A burden that isn't shared evenly
Where these children live is its own story. Punjab, the country's most populous province, carries the overwhelming majority: more than 6 million working children, over 6,036,000. Sindh follows with 1.61 million.
Khyber Pakhtunkhwa accounts for roughly 745,000 and Balochistan for 201,352, while the Islamabad Capital Territory recorded 15,180. Put another way, about seven in every ten of Pakistan's child labourers are in Punjab alone.
Hidden in plain sight
What makes the crisis so stubborn, the report argues, is precisely where it unfolds. Most working children are not in distant factories or busy marketplaces but in their own homes, on family farms and inside family-run businesses, labour that almost never shows up in official view and is easily waved away as a child simply "helping out." Because it is unpaid and domestic, it stays invisible, and an invisible problem is one no policy is built to solve.

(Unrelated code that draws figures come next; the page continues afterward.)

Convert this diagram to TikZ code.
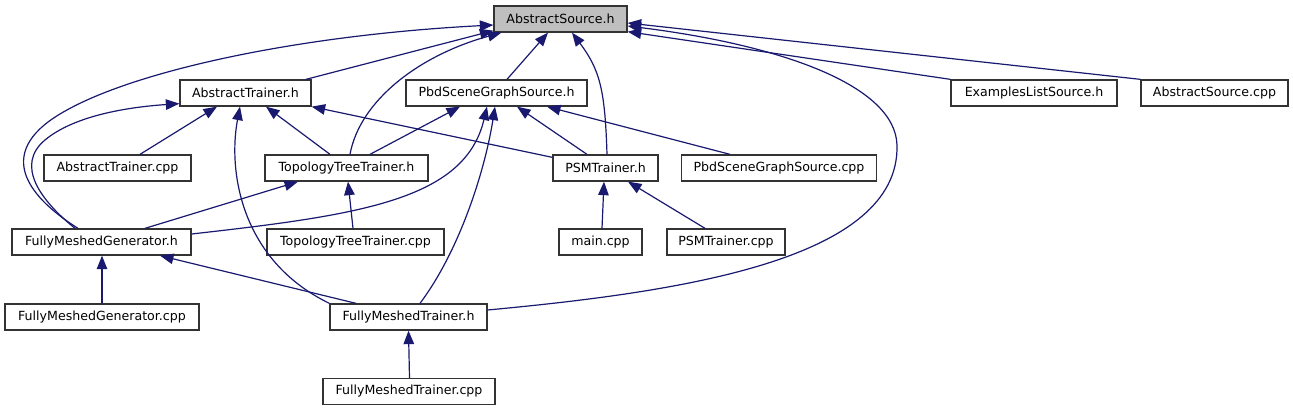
\documentclass[tikz,border=0pt]{standalone}
\usepackage{fontspec}
\setmainfont{DejaVu Sans}
\usetikzlibrary{arrows.meta}
\definecolor{edgeblue}{HTML}{191970}
\definecolor{boxgray}{HTML}{BFBFBF}
\tikzset{
  filebox/.style={draw=black!80, line width=1.3pt, fill=white, rectangle, inner sep=0pt,
    minimum height=26pt, text=black, font=\fontsize{12.6}{15}\selectfont},
  dep/.style={draw=edgeblue, line width=1.2pt, -{Triangle[length=13.5pt,width=10.5pt]}, fill=none}
}
\begin{document}
\begin{tikzpicture}[x=1pt,y=-1pt]
\useasboundingbox[fill=white] (0,0) rectangle (1293,411);
% nodes
\node[filebox, fill=boxgray, minimum width=133pt] (AS) at (560.5,19) {AbstractSource.h};
\node[filebox, minimum width=131pt] (AT) at (245.5,93) {AbstractTrainer.h};
\node[filebox, minimum width=181pt] (PSG) at (496.5,93) {PbdSceneGraphSource.h};
\node[filebox, minimum width=166pt] (ELS) at (1034,93) {ExamplesListSource.h};
\node[filebox, minimum width=147pt] (ASC) at (1214.5,93) {AbstractSource.cpp};
\node[filebox, minimum width=147pt] (ATC) at (117.5,168) {AbstractTrainer.cpp};
\node[filebox, minimum width=163pt] (TTT) at (346.5,168) {TopologyTreeTrainer.h};
\node[filebox, minimum width=105pt] (PSM) at (605.5,168) {PSMTrainer.h};
\node[filebox, minimum width=195pt] (PSGC) at (779,168) {PbdSceneGraphSource.cpp};
\node[filebox, minimum width=179pt] (FMG) at (101.5,242) {FullyMeshedGenerator.h};
\node[filebox, minimum width=177pt] (TTTC) at (355.5,242) {TopologyTreeTrainer.cpp};
\node[filebox, minimum width=83pt] (MAIN) at (600.5,242) {main.cpp};
\node[filebox, minimum width=118pt] (PSMC) at (726,242) {PSMTrainer.cpp};
\node[filebox, minimum width=194pt] (FMGC) at (102,317) {FullyMeshedGenerator.cpp};
\node[filebox, minimum width=157pt] (FMT) at (408.5,317) {FullyMeshedTrainer.h};
\node[filebox, minimum width=172pt] (FMTC) at (409,391.5) {FullyMeshedTrainer.cpp};
% edges into AbstractSource.h
\draw[dep] ([xshift=60.5pt]AT.north) -- ([yshift=2pt]AS.south west);
\draw[dep] ([xshift=-23.5pt]FMG.north) .. controls (25,195) and (-7,150) .. (67,110)
  .. controls (139,70) and (300,35) .. ([yshift=-6pt]AS.west);
\draw[dep] ([xshift=3.5pt]TTT.north) .. controls (360,100) and (420,55) .. ([xshift=8pt]AS.south west);
\draw[dep] ([xshift=10.5pt]PSG.north) -- ([xshift=-12.5pt]AS.south);
\draw[dep] ([xshift=1.5pt]PSM.north) .. controls (605,90) and (600,70) .. ([xshift=11.5pt]AS.south);
\draw[dep] ([yshift=7pt]FMT.east) .. controls (680,292) and (900,260) .. (897,145)
  .. controls (895,85) and (780,45) .. ([yshift=-7pt]AS.east);
\draw[dep] (ELS.north west) -- ([yshift=1pt]AS.south east);
\draw[dep] (ASC.north west) -- ([yshift=-4pt]AS.east);
% edges into AbstractTrainer.h
\draw[dep] ([xshift=-26.5pt]FMG.north) .. controls (40,200) and (15,165) .. (45,140)
  .. controls (75,115) and (130,107) .. ([yshift=3pt]AT.south west);
\draw[dep] ([xshift=22.5pt]ATC.north) -- ([xshift=-28.5pt]AT.south);
\draw[dep] (FMT.north west) .. controls (240,260) and (228,170) .. ([xshift=-5.5pt]AT.south);
\draw[dep] ([xshift=-16.5pt]TTT.north) -- ([xshift=20.5pt]AT.south);
\draw[dep] ([yshift=-3pt]PSM.north west) -- (AT.south east);
% edges into PbdSceneGraphSource.h
\draw[dep] ([xshift=23.5pt]TTT.north) -- ([xshift=-36.5pt]PSG.south);
\draw[dep] ([yshift=8pt]FMG.east) .. controls (360,215) and (465,200) .. ([xshift=-9.5pt]PSG.south);
\draw[dep] ([xshift=11.5pt]FMT.north) .. controls (460,250) and (485,170) .. ([xshift=-1.5pt]PSG.south);
\draw[dep] ([xshift=-18.5pt]PSM.north) -- ([xshift=20.5pt]PSG.south);
\draw[dep] ([xshift=-49pt]PSGC.north) -- ([xshift=50.5pt]PSG.south);
% edges into TopologyTreeTrainer.h
\draw[dep] ([xshift=43.5pt]FMG.north) -- ([xshift=-48.5pt]TTT.south);
\draw[dep] ([xshift=-2.5pt]TTTC.north) -- ([xshift=1.5pt]TTT.south);
% edges into PSMTrainer.h
\draw[dep] ([xshift=1.5pt]MAIN.north) -- ([xshift=-1.5pt]PSM.south);
\draw[dep] ([xshift=-21pt]PSMC.north) -- ([xshift=22.5pt]PSM.south);
% edges into FullyMeshedGenerator.h
\draw[dep] (FMGC.north) -- ([xshift=0.5pt]FMG.south);
\draw[dep] ([xshift=-52.5pt]FMT.north) -- ([xshift=58.5pt]FMG.south);
% edge into FullyMeshedTrainer.h
\draw[dep] ([xshift=0.5pt]FMTC.north) -- (FMT.south);
\end{tikzpicture}
\end{document}
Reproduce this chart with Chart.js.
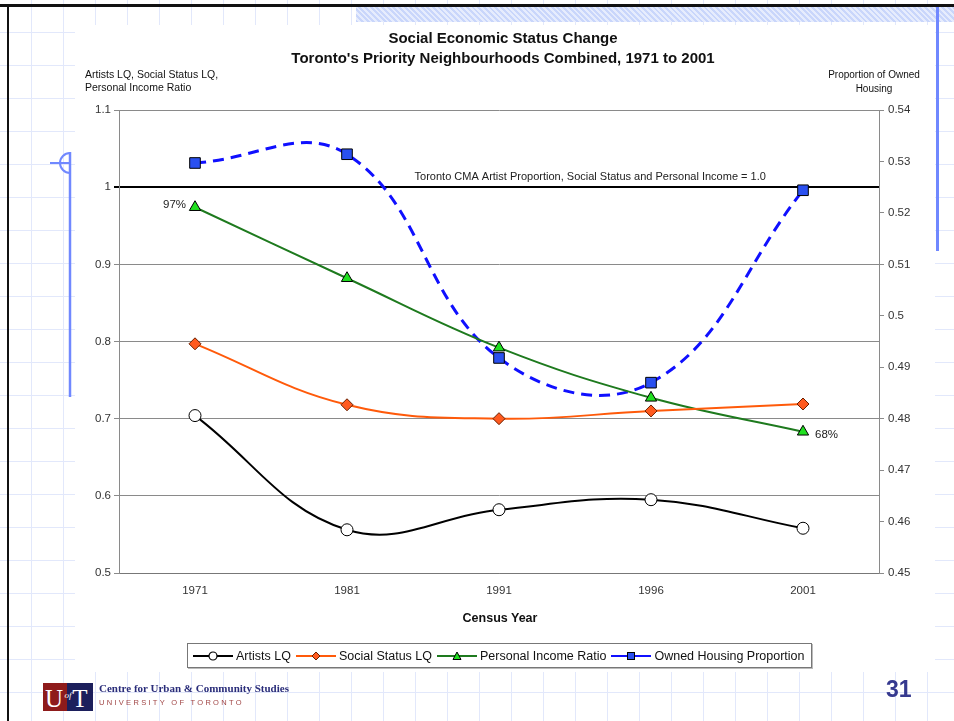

The single biggest driver, the report says, is poverty, concentrated in households where parents have little or no formal education, and where a child's earnings or unpaid labour are treated as a necessity rather than a choice.
A problem too big for one ministry
At the report's launch in Islamabad, Federal Minister for Human Rights Azam Nazeer Tarar said the issue could not be solved by any single institution. Ending child labour, he argued, would require strong policy, real resources and a collective national commitment — and a willingness to reassess where the country places its priorities, given how much more widespread the problem has turned out to be than many assumed.
NCHR Chairperson Rabiya Javeri Agha pointed to the long silence in the data: Pakistan's last comprehensive child-labour survey was conducted in 1996, leaving policymakers to work for more than two decades from outdated and fragmented numbers.
Other speakers stressed that the country's obligations are already written into its law. Supreme Court Justice Ayesha Malik pointed to the constitutional bar on hazardous work for children under 14 and the guarantee of free, compulsory education. UNICEF's representative urged that the new evidence be turned into action, with stronger investment in schooling and in lifting families out of the poverty that pushes children into work.
What happens next
The value of this report lies as much in its timing as in its scale. After nearly 30 years without a clear national count, Pakistan finally has a baseline — a map of how many children are working, where they are, and why they are there. The harder question is what the country does with it.
For 8.6 million children, the report is, in the end, a measure of childhoods already being spent on work instead of in classrooms. Whether it becomes a turning point, or simply the most detailed record yet of a problem left to grow, will be decided by what follows the launch.